According to the Vatican, between 1961 and 2001, the number of priests on the African continent rose from 16,541 to 27,988, an increase of nearly 60 percent. So far so good. But given the increase in the overall Catholic population, the number of priests per 10,000 Catholic Africans fell from five-and-a-half to fewer than two-and-a-half. Hardly an "abundance." In the priest-needy United State, there are about seven priests for every 10,000 Catholics.
But don't place all the blame on Washington's John Carroll Society. On the vocations section of its Web site, the Detroit archdiocese makes this claim: "In the world as a whole, vocations to the priesthood and religious life have dramatically increased in the last 30 years." Really? In fact, since 1975 the number of Catholics worldwide has doubled, while the number of priests has remained constant.
"In Africa," continued the Detroit archdiocese, priestly vocations "increased by 394 percent." Huh?
"It is only in the U. S. and in Western Europe that they dropped by 60 percent and 13 percent respectively." And then a clue to the ideology that might be driving the bad math: "The problem is not the requirement of celibacy. … There is something else going on in our nation and in Western Europe."
There is indeed "something else going on in our nation," and that, according to some Catholic writers is a revitalized "orthodoxy" among the Catholic young. Papal biographer George Weigel says they are at the forefront of an "authentic Catholic renewal" and author Colleen Carroll (The New Faithful) writes that "orthodoxy's appeal seems to be growing among young adults who have a disproportionate amount of cultural influence -- those who set trends and lead others in academic, artistic, and political circles."

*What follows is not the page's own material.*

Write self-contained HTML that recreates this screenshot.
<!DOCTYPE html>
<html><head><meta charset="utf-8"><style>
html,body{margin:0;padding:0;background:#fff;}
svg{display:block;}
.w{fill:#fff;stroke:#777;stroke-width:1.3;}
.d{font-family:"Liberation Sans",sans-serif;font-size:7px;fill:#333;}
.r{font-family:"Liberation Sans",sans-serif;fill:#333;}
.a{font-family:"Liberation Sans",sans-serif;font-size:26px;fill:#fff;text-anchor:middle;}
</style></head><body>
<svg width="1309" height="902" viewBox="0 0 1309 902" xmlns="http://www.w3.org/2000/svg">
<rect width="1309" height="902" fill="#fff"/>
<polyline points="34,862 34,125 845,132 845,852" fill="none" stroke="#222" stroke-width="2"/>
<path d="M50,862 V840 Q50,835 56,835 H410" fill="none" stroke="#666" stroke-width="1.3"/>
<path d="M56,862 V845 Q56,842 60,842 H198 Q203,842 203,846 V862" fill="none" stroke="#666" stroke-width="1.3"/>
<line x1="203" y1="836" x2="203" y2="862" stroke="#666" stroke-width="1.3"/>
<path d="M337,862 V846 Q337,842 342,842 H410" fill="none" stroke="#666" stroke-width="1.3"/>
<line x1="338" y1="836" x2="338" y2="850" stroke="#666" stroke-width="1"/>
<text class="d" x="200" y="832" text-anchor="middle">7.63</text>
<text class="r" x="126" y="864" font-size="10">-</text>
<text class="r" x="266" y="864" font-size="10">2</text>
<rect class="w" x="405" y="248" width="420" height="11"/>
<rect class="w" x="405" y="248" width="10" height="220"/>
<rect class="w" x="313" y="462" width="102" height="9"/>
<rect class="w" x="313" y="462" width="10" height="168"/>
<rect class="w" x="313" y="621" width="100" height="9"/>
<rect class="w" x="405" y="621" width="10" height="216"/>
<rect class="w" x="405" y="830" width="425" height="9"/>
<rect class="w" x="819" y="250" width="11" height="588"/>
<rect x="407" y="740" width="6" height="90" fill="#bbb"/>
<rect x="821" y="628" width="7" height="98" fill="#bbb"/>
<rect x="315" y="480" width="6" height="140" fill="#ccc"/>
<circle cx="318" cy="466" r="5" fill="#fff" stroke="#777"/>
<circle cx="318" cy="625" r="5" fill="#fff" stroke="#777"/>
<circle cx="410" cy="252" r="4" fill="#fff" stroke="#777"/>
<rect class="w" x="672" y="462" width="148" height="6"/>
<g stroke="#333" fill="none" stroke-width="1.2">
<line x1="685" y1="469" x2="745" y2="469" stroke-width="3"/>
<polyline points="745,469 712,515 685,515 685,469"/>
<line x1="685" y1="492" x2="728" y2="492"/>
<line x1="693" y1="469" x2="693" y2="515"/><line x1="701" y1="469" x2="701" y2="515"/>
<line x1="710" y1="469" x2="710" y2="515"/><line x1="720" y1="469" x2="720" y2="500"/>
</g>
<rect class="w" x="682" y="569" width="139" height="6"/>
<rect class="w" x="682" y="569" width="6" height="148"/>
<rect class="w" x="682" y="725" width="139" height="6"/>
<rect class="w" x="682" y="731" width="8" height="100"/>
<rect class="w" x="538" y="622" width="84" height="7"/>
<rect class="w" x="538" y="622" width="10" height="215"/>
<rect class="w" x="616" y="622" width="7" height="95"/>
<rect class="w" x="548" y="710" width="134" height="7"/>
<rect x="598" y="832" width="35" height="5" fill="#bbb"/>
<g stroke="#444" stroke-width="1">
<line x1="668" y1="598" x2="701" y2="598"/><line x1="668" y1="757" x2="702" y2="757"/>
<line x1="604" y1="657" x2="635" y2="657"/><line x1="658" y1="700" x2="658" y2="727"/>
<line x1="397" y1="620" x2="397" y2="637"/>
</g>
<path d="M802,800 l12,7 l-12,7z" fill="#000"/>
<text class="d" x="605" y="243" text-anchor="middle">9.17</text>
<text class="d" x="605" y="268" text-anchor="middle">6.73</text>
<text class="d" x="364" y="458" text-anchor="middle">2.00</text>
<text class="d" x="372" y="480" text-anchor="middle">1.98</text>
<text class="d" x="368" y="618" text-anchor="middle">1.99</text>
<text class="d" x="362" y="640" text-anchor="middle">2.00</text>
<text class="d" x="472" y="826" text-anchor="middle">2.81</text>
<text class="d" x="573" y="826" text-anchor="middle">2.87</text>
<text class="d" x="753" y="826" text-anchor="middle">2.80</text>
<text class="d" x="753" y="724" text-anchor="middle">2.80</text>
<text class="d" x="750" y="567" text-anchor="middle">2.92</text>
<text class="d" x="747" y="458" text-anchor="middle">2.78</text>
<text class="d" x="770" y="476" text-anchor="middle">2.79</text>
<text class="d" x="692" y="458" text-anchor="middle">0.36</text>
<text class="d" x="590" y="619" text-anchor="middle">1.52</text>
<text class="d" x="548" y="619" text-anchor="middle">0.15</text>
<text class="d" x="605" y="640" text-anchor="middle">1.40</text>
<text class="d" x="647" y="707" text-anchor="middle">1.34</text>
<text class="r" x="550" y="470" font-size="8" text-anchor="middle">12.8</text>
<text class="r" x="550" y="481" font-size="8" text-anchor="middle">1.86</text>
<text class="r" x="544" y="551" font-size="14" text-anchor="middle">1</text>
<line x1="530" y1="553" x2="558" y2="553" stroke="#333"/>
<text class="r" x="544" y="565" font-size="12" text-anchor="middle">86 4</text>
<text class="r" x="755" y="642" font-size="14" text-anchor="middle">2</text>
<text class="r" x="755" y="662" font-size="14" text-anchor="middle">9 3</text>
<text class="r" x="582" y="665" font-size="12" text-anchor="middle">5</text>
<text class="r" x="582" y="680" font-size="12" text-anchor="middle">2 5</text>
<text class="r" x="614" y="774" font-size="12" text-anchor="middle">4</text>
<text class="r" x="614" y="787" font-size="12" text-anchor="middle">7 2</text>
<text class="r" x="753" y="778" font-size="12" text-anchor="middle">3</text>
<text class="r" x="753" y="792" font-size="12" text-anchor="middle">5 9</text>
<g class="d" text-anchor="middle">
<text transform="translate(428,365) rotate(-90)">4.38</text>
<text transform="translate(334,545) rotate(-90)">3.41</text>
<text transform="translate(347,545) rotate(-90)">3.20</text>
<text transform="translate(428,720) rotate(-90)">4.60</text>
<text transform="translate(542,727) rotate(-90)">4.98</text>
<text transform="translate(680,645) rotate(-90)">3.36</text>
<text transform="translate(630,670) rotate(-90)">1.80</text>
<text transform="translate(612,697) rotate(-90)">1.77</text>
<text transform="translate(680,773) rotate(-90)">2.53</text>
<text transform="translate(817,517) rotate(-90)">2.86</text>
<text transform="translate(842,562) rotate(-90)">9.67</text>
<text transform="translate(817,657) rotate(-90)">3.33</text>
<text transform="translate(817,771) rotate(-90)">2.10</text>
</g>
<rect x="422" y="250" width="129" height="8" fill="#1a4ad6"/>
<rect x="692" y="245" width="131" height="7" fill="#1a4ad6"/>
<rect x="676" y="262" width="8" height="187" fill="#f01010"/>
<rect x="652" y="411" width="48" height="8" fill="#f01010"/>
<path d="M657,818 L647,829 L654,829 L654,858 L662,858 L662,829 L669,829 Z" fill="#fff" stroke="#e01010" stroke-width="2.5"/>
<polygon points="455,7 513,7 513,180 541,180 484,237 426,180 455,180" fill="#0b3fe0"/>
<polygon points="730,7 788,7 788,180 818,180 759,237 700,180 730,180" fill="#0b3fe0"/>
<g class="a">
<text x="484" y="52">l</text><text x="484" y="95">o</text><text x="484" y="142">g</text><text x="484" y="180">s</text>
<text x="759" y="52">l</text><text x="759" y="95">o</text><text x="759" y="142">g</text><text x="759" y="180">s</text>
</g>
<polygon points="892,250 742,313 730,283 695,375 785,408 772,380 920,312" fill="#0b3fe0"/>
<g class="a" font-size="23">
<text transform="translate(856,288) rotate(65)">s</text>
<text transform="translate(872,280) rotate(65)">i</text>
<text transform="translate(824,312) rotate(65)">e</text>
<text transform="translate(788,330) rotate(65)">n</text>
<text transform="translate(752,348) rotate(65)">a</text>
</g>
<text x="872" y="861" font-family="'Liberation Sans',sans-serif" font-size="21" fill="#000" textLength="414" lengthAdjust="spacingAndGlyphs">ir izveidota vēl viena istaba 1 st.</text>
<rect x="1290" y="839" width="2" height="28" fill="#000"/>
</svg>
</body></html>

A case of wishful thinking? At a Feb. 18 presentation on "Commitments and Concerns of Young Adult Catholics," Catholic University of America sociologist Dean Hoge painted a picture of 18-to-39-year-old American Catholics that shattered the myth of growing conservatism among this group. Not surprisingly, perhaps, only 22 percent of this age group agreed that it is "always morally wrong" to "engage in premarital sex," though nearly two-thirds of their elders (63 and older) said so. Only 10 percent of younger Catholics agreed that artificial birth control is always wrong. But even outside temptations of the flesh (opportunities for which are presumably greater among the younger population), the overwhelming majority (80 percent) of the generation called to lead this "authentic Catholic renewal" agreed that "individuals should seek out religious truth for themselves and not automatically conform to the doctrines of any church." Eighty-eight percent said, "if you believe in God, it doesn't really matter which religion you belong to." Most didn't even know the Second Vatican Council took place, much less what it taught.

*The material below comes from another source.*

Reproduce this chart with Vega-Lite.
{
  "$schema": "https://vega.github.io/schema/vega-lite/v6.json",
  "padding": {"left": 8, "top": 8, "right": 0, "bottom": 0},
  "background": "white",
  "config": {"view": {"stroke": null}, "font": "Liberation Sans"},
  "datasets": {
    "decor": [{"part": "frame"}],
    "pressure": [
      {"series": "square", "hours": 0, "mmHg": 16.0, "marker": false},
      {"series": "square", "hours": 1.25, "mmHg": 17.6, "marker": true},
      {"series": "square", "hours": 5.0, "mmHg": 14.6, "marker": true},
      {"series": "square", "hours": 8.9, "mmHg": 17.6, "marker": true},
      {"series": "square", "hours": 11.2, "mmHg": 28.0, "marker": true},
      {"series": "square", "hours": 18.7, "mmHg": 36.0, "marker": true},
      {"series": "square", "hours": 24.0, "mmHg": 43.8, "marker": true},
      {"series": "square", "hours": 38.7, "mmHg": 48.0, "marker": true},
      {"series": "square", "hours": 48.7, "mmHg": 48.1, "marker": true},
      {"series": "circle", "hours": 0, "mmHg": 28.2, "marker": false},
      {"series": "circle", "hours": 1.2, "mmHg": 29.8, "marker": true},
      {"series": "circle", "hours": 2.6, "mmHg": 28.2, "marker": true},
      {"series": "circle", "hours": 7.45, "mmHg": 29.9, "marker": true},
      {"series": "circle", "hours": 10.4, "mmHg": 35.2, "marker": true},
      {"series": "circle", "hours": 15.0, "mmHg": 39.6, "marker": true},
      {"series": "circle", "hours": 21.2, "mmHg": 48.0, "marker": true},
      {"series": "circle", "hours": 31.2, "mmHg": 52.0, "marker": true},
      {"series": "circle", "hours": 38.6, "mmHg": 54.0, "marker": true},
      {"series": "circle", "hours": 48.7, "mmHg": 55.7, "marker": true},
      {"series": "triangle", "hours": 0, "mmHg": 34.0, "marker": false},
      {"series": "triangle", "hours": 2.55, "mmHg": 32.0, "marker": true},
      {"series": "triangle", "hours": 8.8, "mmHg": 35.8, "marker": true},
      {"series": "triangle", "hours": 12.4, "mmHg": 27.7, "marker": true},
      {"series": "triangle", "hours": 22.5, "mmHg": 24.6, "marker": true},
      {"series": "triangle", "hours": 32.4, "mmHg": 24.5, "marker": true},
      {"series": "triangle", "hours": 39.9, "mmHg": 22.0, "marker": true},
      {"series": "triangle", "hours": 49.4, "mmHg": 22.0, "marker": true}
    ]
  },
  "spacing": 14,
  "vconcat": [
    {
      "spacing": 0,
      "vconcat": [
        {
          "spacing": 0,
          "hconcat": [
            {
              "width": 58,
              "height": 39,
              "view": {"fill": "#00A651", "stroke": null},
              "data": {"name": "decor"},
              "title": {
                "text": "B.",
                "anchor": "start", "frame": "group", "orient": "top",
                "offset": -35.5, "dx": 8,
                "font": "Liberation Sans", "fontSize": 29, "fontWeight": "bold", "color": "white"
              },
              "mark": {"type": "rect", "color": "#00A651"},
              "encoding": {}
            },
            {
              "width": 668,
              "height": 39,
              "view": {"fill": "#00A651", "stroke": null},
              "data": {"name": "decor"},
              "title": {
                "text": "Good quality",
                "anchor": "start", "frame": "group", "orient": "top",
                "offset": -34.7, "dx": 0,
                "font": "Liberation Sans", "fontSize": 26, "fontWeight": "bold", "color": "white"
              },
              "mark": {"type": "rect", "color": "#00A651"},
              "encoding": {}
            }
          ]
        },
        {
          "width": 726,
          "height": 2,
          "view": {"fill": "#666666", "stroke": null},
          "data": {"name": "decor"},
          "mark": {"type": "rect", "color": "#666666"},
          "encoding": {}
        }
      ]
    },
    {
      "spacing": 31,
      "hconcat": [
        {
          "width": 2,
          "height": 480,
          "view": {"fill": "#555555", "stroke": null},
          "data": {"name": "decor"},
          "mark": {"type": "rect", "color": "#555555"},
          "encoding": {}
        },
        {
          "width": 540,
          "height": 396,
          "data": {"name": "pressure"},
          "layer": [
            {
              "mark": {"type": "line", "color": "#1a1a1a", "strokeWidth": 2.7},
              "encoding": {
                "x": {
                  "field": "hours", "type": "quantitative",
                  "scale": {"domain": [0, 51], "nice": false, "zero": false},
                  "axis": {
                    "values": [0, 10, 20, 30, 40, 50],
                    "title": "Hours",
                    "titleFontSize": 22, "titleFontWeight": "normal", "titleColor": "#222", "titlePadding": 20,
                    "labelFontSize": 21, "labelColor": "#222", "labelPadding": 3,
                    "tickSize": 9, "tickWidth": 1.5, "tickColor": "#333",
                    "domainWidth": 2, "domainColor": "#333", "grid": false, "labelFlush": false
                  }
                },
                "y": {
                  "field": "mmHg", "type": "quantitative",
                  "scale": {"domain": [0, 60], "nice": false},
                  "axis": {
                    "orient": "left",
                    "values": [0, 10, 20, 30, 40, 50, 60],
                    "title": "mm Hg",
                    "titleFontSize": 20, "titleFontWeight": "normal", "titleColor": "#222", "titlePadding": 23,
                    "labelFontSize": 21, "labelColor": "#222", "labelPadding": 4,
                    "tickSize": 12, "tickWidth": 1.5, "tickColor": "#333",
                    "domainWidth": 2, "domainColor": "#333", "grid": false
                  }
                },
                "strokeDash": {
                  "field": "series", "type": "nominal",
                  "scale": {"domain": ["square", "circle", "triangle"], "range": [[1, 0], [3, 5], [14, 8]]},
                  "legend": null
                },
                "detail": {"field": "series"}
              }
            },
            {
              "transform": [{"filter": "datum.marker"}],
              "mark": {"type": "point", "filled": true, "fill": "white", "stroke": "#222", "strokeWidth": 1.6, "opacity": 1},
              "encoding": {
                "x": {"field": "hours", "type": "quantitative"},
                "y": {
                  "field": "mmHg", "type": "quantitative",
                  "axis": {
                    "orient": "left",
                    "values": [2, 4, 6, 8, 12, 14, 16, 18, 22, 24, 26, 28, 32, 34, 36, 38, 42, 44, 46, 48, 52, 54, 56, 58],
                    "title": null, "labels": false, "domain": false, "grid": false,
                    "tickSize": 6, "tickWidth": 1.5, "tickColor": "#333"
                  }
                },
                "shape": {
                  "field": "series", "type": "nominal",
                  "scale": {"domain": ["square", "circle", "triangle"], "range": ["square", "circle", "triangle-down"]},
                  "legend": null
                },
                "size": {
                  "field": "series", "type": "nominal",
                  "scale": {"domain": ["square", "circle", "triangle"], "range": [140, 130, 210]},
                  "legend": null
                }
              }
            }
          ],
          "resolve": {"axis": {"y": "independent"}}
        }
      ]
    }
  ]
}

Another myth: Roe v. Wade, the 1973 Supreme Court decision that made abortion a constitutional right, is on the brink of extinction. This legend is promoted by both left and right -- pro-choice advocates have learned that their constituency is more effective (and financially generous) when it's scared, while pro-life proponents must hold out some hope to the millions of Americans who want to make abortion illegal.
"It would take an especially precise sequence of events to bring about a full reversal of Roe v. Wade," wrote Cynthia Gorney, author of Articles of Faith: A Frontline History of the Abortion Wars, in the Feb. 28 New York Times. She continued, "Two pro-Roe justices would have to leave the court (in other words, two besides the reliably anti-Roe Chief Justice William Rehnquist, who is expected to retire at the end of this term). Their two replacements would have to be sure votes against the principle of a constitutional abortion right. An appropriate case would have to work its way up the appellate system to be accepted for review. And all of this would have to conclude before a Democrat could become president and get a chance at realigning the Supreme Court all over again."

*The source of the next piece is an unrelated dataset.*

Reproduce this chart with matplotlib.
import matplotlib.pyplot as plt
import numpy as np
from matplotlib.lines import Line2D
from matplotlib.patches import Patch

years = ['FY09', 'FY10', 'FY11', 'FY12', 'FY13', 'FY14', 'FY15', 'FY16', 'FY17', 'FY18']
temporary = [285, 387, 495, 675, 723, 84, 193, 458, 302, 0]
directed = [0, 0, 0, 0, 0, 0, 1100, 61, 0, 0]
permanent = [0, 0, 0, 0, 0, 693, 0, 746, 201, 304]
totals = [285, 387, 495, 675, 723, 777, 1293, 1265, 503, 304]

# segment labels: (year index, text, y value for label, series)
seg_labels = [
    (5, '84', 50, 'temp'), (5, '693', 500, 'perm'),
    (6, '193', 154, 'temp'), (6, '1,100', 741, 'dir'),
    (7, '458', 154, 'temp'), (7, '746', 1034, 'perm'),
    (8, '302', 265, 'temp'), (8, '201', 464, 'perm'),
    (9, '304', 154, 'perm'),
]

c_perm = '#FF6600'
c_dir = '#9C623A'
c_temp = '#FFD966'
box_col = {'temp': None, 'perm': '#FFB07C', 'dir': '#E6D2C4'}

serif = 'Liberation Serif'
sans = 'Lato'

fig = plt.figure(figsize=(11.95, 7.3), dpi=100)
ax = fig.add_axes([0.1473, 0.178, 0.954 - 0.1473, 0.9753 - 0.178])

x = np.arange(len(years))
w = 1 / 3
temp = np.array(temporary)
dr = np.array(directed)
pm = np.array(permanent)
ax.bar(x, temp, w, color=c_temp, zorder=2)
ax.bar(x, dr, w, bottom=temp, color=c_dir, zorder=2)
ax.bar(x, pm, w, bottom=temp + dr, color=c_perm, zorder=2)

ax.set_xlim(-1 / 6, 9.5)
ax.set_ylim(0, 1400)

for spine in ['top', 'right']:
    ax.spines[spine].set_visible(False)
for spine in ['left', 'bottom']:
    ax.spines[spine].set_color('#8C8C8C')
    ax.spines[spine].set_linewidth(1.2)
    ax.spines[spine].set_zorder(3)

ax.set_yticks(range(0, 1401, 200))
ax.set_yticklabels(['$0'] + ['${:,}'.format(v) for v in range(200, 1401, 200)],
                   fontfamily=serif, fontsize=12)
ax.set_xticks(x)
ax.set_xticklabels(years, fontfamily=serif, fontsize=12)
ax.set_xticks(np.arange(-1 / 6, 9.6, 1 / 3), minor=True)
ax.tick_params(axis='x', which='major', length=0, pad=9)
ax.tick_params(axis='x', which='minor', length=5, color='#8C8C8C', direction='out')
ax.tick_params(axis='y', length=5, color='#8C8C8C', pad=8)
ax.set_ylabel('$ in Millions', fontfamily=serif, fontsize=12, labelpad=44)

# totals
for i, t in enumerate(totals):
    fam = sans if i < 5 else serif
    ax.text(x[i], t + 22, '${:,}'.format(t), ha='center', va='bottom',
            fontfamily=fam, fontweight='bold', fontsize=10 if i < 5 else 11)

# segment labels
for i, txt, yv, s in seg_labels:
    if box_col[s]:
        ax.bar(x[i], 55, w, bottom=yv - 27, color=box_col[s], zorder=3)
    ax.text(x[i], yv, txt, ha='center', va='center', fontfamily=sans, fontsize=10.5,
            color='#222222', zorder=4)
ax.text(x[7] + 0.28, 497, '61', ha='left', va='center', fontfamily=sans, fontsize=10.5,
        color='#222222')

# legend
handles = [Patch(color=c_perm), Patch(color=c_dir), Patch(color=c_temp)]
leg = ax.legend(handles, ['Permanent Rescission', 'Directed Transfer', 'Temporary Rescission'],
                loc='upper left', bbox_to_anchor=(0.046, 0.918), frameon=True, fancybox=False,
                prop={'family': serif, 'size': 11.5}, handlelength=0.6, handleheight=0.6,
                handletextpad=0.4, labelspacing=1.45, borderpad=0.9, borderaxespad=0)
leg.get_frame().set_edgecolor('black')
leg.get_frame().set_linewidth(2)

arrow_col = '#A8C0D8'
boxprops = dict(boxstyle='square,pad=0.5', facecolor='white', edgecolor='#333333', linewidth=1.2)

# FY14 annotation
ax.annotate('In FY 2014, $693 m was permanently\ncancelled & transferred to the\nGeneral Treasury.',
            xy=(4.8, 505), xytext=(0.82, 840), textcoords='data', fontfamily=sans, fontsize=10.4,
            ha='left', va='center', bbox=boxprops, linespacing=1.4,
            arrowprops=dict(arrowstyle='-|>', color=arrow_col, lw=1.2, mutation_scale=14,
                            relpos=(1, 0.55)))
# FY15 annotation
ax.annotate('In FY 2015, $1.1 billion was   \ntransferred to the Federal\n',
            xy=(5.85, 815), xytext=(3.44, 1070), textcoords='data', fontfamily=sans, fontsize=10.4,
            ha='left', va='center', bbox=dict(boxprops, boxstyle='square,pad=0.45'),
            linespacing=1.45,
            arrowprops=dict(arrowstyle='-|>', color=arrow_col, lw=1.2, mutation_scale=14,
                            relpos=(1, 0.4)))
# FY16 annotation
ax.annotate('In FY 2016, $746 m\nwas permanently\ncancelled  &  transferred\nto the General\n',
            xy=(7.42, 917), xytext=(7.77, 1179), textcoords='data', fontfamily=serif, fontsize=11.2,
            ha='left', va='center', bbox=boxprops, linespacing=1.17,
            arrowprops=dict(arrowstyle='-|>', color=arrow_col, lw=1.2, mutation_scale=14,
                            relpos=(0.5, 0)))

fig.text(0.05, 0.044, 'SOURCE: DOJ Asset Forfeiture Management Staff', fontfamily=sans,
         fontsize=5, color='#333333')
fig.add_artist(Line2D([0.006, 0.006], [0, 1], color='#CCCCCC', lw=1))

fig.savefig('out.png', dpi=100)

Meanwhile, many of the same people who would like to see Roe overturned turned out March 1 to hear President Bush position himself as a general in "the army of compassion." He's ready, he told supporters of his faith-based initiative to combat a bureaucracy poised to stifle the good works of can-do faith-based social service providers.
"And so today, after four years of work, we continue to confront this culture … of process instead of results head on," said Bush. "And the goal is, over the next four years, to change the culture permanently so faith- and community-based organizations will be welcomed into the grant-making process of government."
But, as it happens, "faith- and community-based organizations" have been "welcomed into the grant-making process" of the federal government for decades, if not longer.
Take, for example, Lutheran Social Services of South Dakota -- a grateful recipient of a $50,000 grant from the faith-based initiative's "Compassion Capital Fund." Lutheran Social Services, with an $11 million budget, is the largest nonprofit social service agency in the state, provides a host of services to low-income South Dakotans, from refugee resettlement and daycare to family counseling and legal services.
"We've had 30 to 40 years of partnering with the government," said Joanne Negstad, the agency's president. Nothing new or particularly controversial there. Her real concern, Negstad told me, is that so-called faith-based funding will replace, at considerably lower levels, existing government partnerships with nonprofits, including church-related organizations. "We hope the future isn't letting go of other funding in larger amounts and focusing on 'faith-based initiatives,' " said Negstad.
Use the language of faith to camouflage cuts in programs for the poor? Nah, that's got to be a myth.